Even so, the St. Lawrence Seaway reported that year-to-date total cargo shipments for the period March 22 to June 30 were 12 million metric tons, down 11.6 percent over the same period in 2012.

“Iron ore and coal, usually solid performers, were both down by 15 percent and 9 percent respectively due to lower steel production,” the statement said. “Total general cargo was down 14 percent to 616,000 metric tons. The liquid bulk category posted a 2.6 percent year-to-date increase to 1.4 million metric tons. The dry bulk category was down 19 percent to 2.7 million metric tons. Within that category, however, scrap metal and pig iron posted upturns of 5 percent and 6 percent respectively.”
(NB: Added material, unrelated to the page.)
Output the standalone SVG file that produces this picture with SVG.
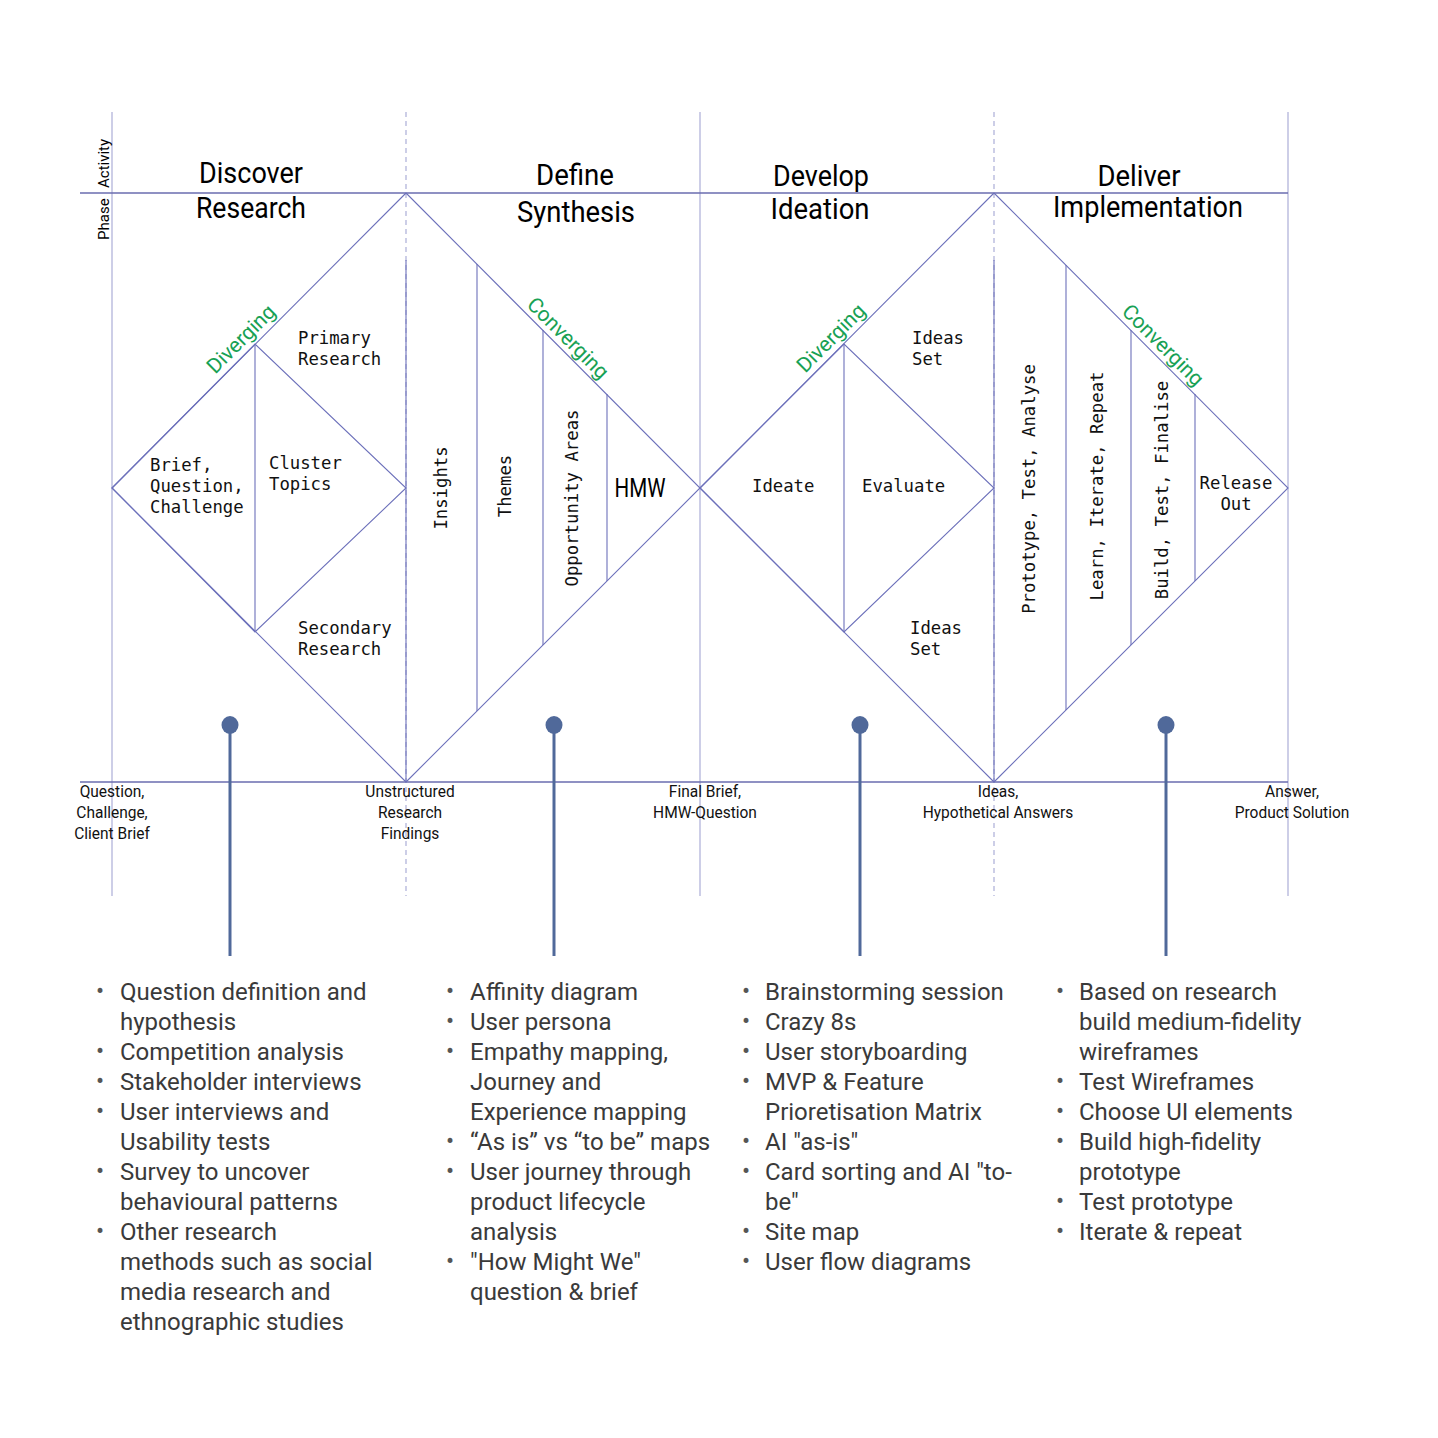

“The Great Lakes-St. Lawrence Seaway maritime industry supports 227,000 jobs in the U.S. and Canada, and annually generates $14.1 billion in salary and wages, $33.5 billion in business revenue, and $4.6 billion in federal, state/provincial and local taxes,” SLSDC said. “North American farmers, steel producers, construction firms, food manufacturers, and power generators depend on the 164 million metric tons of essential raw materials and finished products that are moved annually on the system. This vital trade corridor saves companies $3.6 billion per year in transportation costs compared to the next least-costly land-based alternative.”